Autore
Claudio Albertazzi
sabato 22 novembre 2025
... un altro 1938? ...
Sto seguendo con crescente orrore il cosiddetto piano di pace USA per l’Ucraina e più emergono dettagli, più diventa evidente che non siamo di fronte a una soluzione diplomatica, ma a un progetto di ingegneria geopolitica che rischia di trascinare il mondo verso un nuovo conflitto globale. Questa non è pace: è la legittimazione della forza come strumento politico. Una pace simile oggi corrisponde esattamente al tipo di accordi che, tra il 1938 e il 1939, vennero presentati all’opinione pubblica come compromessi necessari, ma prepararono in realtà il terreno alla Seconda guerra mondiale.
Il parallelismo con Monaco, di cui ho già parlato in altri post, non è una forzatura retorica, ma una dinamica strutturale: allora si sacrificarono territori della Cecoslovacchia per “placare” Hitler, oggi si chiede all’Ucraina di cedere parti del proprio territorio in nome di una presunta stabilità. Allora si firmò un patto che avrebbe dovuto garantire la pace nel continente; un anno dopo l’Europa era in fiamme. Oggi rischiamo di ripetere lo stesso errore, scambiando la resa per stabilità e la concessione per sicurezza.
A rendere la situazione ancora più inquietante è la convergenza strategica tra Trump e Putin. Non si tratta di due attori in contrapposizione che negoziano una tregua, ma di due potenze che agiscono in sintonia per ridisegnare l’ordine mondiale senza consultare l’Europa e senza rispettare la piena sovranità dell’Ucraina. L’accordo non nasce da un equilibrio multilaterale: nasce da un patto bilaterale tra potenze, con un obiettivo chiaro di spartizione delle sfere d’influenza. È un asse politico che non garantisce la pace, ma consolida un nuovo sistema internazionale fondato sul dominio dei più forti.
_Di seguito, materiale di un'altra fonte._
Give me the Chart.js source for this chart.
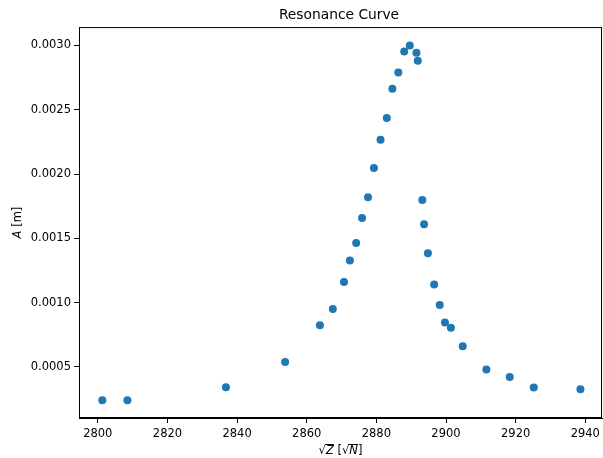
<!DOCTYPE html>
<html>
<head>
<meta charset="utf-8">
<script src="https://cdn.jsdelivr.net/npm/chart.js@4.4.1/dist/chart.umd.min.js"></script>
<style>
  html, body { margin: 0; padding: 0; background: #fff; }
  #chart { display: block; }
</style>
</head>
<body>
<canvas id="chart" width="603" height="458"></canvas>
<script>
// Frequenz (sqrt Z) und Amplitude A
const sqrtZ = [
  2801.3, 2808.5, 2836.8, 2853.8, 2863.8, 2867.5, 2870.7, 2872.4, 2874.2, 2875.9,
  2877.6, 2879.3, 2881.2, 2883.0, 2884.6, 2886.3, 2888.0, 2889.6, 2891.5, 2891.9,
  2893.2, 2893.7, 2894.8, 2896.6, 2898.2, 2899.7, 2901.4, 2904.8, 2911.6, 2918.3,
  2925.2, 2938.6
];
const amplitude = [
  0.000241, 0.000241, 0.000342, 0.000539, 0.000825, 0.000950, 0.001160, 0.001327, 0.001463, 0.001659,
  0.001819, 0.002047, 0.002266, 0.002435, 0.002663, 0.002790, 0.002953, 0.003000, 0.002943, 0.002881,
  0.001798, 0.001609, 0.001385, 0.001142, 0.000981, 0.000846, 0.000804, 0.000661, 0.000480, 0.000422,
  0.000340, 0.000326
];
const xTicks = [2800, 2820, 2840, 2860, 2880, 2900, 2920, 2940];
const yTicks = [0.0005, 0.0010, 0.0015, 0.0020, 0.0025, 0.0030];

const FONT = "'DejaVu Sans', sans-serif";
const AREA_RIGHT = 602;

// Chart.js lässt rechts ein paar Pixel frei, Achsenfläche bis AREA_RIGHT ziehen
const stretchRight = {
  id: 'stretchRight',
  afterLayout(chart) {
    const a = chart.chartArea;
    a.right = AREA_RIGHT;
    a.width = a.right - a.left;
    const x = chart.scales.x;
    x.right = AREA_RIGHT;
    x.width = x.right - x.left;
    x._labelItems = null;
    x._gridLineItems = null;
    x.configure();
  }
};

// Rahmen um die Achsen und Achsenbeschriftungen (mit kursiven Buchstaben)
const frameAndLabels = {
  id: 'frameAndLabels',
  afterDraw(chart) {
    const { ctx, chartArea: a } = chart;
    ctx.save();
    ctx.strokeStyle = '#000';
    ctx.lineWidth = 1;
    ctx.strokeRect(a.left + 0.5, a.top + 0.5, a.right - a.left - 1, a.bottom - a.top - 1);

    ctx.fillStyle = '#000';
    ctx.textBaseline = 'alphabetic';
    // x-Achse: sqrt(Z) [sqrt(N)]
    const parts = [
      ['√', '11.5px ' + FONT],
      ['Z', 'italic 11.5px ' + FONT],
      [' [', '11.5px ' + FONT],
      ['√', '11.5px ' + FONT],
      ['N', 'italic 11.5px ' + FONT],
      [']', '11.5px ' + FONT]
    ];
    let w = 0;
    parts.forEach(p => { ctx.font = p[1]; w += ctx.measureText(p[0]).width; });
    let x = (a.left + a.right) / 2 - w / 2;
    const yb = 454;
    parts.forEach(p => {
      ctx.font = p[1];
      const pw = ctx.measureText(p[0]).width;
      ctx.fillText(p[0], x, yb);
      if (p[0] === 'Z' || p[0] === 'N') {
        // Wurzelstrich
        ctx.fillRect(x - 1, yb - 10, pw + 1, 1);
      }
      x += pw;
    });

    // y-Achse: A [m]
    ctx.translate(21, (a.top + a.bottom) / 2);
    ctx.rotate(-Math.PI / 2);
    const yp = [['A', 'italic 11.5px ' + FONT], [' [m]', '11.5px ' + FONT]];
    w = 0;
    yp.forEach(p => { ctx.font = p[1]; w += ctx.measureText(p[0]).width; });
    x = -w / 2;
    yp.forEach(p => {
      ctx.font = p[1];
      ctx.fillText(p[0], x, 0);
      x += ctx.measureText(p[0]).width;
    });
    ctx.restore();
  }
};

new Chart(document.getElementById('chart'), {
  type: 'scatter',
  data: {
    datasets: [{
      data: sqrtZ.map((z, i) => ({ x: z, y: amplitude[i] })),
      backgroundColor: '#1f77b4',
      borderWidth: 0,
      pointRadius: 4,
      pointHoverRadius: 4
    }]
  },
  options: {
    responsive: false,
    devicePixelRatio: 1,
    animation: false,
    layout: { padding: { left: 0, right: 1, top: 0, bottom: 0 } },
    plugins: {
      legend: { display: false },
      tooltip: { enabled: false },
      title: {
        display: true,
        text: 'Resonance Curve',
        fullSize: false,
        color: '#000',
        font: { family: FONT, size: 13.8, weight: 'normal', lineHeight: 1.2 },
        padding: { top: 7, bottom: 3.5 }
      }
    },
    scales: {
      x: {
        type: 'linear',
        min: 2794.6,
        max: 2944.8,
        afterBuildTicks: s => { s.ticks = xTicks.map(v => ({ value: v })); },
        afterFit: s => { s.height = 40; },
        grid: { display: true, drawOnChartArea: false, drawTicks: true, tickLength: 5, color: '#000' },
        border: { display: true, color: '#000' },
        ticks: {
          color: '#000',
          padding: 4,
          maxRotation: 0,
          font: { family: FONT, size: 11.5 },
          callback: v => String(v)
        }
      },
      y: {
        type: 'linear',
        min: 0.000103,
        max: 0.003143,
        afterBuildTicks: s => { s.ticks = yTicks.map(v => ({ value: v })); },
        afterFit: s => { s.width = 79; },
        grid: { display: true, drawOnChartArea: false, drawTicks: true, tickLength: 5, color: '#000' },
        border: { display: true, color: '#000' },
        ticks: {
          color: '#000',
          padding: 3,
          font: { family: FONT, size: 11.5 },
          callback: v => v.toFixed(4)
        }
      }
    }
  },
  plugins: [stretchRight, frameAndLabels]
});
</script>
</body>
</html>
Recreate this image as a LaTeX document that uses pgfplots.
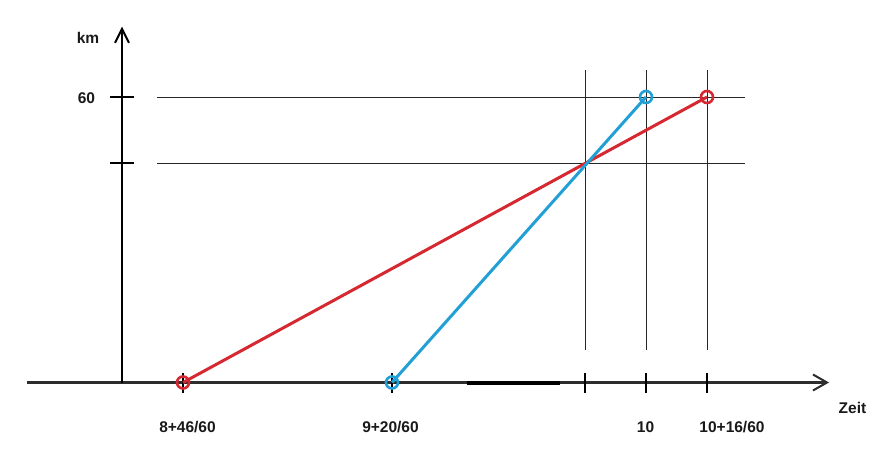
\documentclass[border=0pt]{standalone}
\usepackage{pgfplots}
\pgfplotsset{compat=1.18}
\usepackage{fontspec}
\setmainfont{Liberation Sans}
\usetikzlibrary{arrows.meta}
\definecolor{redl}{RGB}{214,40,48}
\definecolor{bluel}{RGB}{34,160,214}
\definecolor{axisgray}{RGB}{45,45,45}
\tikzset{lbl/.style={font=\fontsize{15.5}{18}\selectfont\bfseries, text=black!90, inner sep=0pt}}
\begin{document}
\begin{tikzpicture}
\begin{axis}[scale only axis, width=880pt, height=475pt,
  xmin=0, xmax=880, ymin=-19.44, ymax=80.39,
  axis lines=none, clip=false]
\path (axis cs:0,-19.44) rectangle (axis cs:880,80.39);
% thin guide lines
\draw[line width=1pt, black!85] (axis cs:157,60) -- (axis cs:745,60);
\draw[line width=1pt, black!85] (axis cs:157,46.13) -- (axis cs:745,46.13);
\draw[line width=1pt, black!85] (axis cs:585,65.67) -- (axis cs:585,6.83);
\draw[line width=1pt, black!85] (axis cs:646,65.67) -- (axis cs:646,6.83);
\draw[line width=1pt, black!85] (axis cs:707,65.67) -- (axis cs:707,6.83);
% axes
\draw[line width=2.6pt, axisgray, -{Straight Barb[length=14pt,width=16pt,line width=2pt]}] (axis cs:27,0) -- (axis cs:829,0);
\draw[line width=2.6pt, black, -{Straight Barb[length=14pt,width=14pt,line width=2pt]}] (axis cs:122,0) -- (axis cs:122,74.8);
\draw[line width=4pt, black] (axis cs:467,0) -- (axis cs:560,0);
% y ticks
\draw[line width=2.6pt, black] (axis cs:110,60) -- (axis cs:134,60);
\draw[line width=2.6pt, black] (axis cs:110,46.13) -- (axis cs:134,46.13);
% x ticks
\foreach \xx in {183,392,585,646,707}{
  \edef\temp{\noexpand\draw[line width=2pt, black] (axis cs:\xx,2.0) -- (axis cs:\xx,-2.2);}
  \temp
}
% data
\addplot[redl, line width=3pt, mark=o, mark size=6pt, mark options={line width=2.6pt, solid}] coordinates {(183,0) (707,60)};
\addplot[bluel, line width=3pt, mark=o, mark size=6pt, mark options={line width=2.6pt, solid}] coordinates {(392,0) (646,60)};
% labels
\node[lbl] at (axis cs:88,72.5) {km};
\node[lbl] at (axis cs:86.5,59.8) {60};
\node[lbl] at (axis cs:187.5,-9.35) {8+46/60};
\node[lbl] at (axis cs:390.5,-9.35) {9+20/60};
\node[lbl] at (axis cs:645.5,-9.35) {10};
\node[lbl] at (axis cs:732,-9.35) {10+16/60};
\node[lbl] at (axis cs:852.5,-5.36) {Zeit};
\end{axis}
\end{tikzpicture}
\end{document}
Oltre a imporre concessioni territoriali, il piano pretende che l’Ucraina rinunci per sempre all’ingresso nella NATO, compromettendo definitivamente la propria autodeterminazione strategica. Le garanzie di sicurezza offerte in cambio non sono automatiche, ma condizionali e discrezionali: sembra più un meccanismo per controllare Kyiv che per difenderla. Allo stesso tempo, la riduzione drastica delle forze armate ucraine non ha nulla a che vedere con una de-escalation reciproca, ma rappresenta un disarmo imposto con un ultimatum, che lascia il Paese vulnerabile a futuri ricatti. Il tutto mentre l’Europa viene relegata al ruolo di semplice spettatrice, pur essendo il continente direttamente esposto agli effetti di queste decisioni. È la riproposizione di una logica da “concerto delle potenze”, in cui pochi attori decidono i destini dei popoli senza legittimazione democratica.
Ciò che viene presentato come pace è in realtà una tregua instabile, fragile e costosa, fondata sulla rinuncia dei diritti più elementari di uno Stato sovrano. Non risolve il conflitto: lo congela a condizioni favorevoli al più forte, l'invasore, lasciando aperte tutte le possibilità per una futura esplosione. Una pace basata sulla resa territoriale e sull’arbitrio geopolitico non fermerà la guerra: la renderà inevitabile. Proprio come nel 1938, si celebra il compromesso mentre si prepara la catastrofe.
Questo piano non difende l’Ucraina, la priva di sovranità; non stabilizza l’Europa, la marginalizza; non limita la Russia, la premia; non costruisce la pace, prepara la prossima guerra. Accettarlo significherebbe legittimare l’aggressione come metodo diplomatico e aprire la strada a un nuovo ciclo globale di violenza e revisione dei confini. Se questo progetto dovesse passare, non avremo evitato la guerra: avremo solo fatto partire il conto alla rovescia verso quella successiva che coinvolgerà anche noi.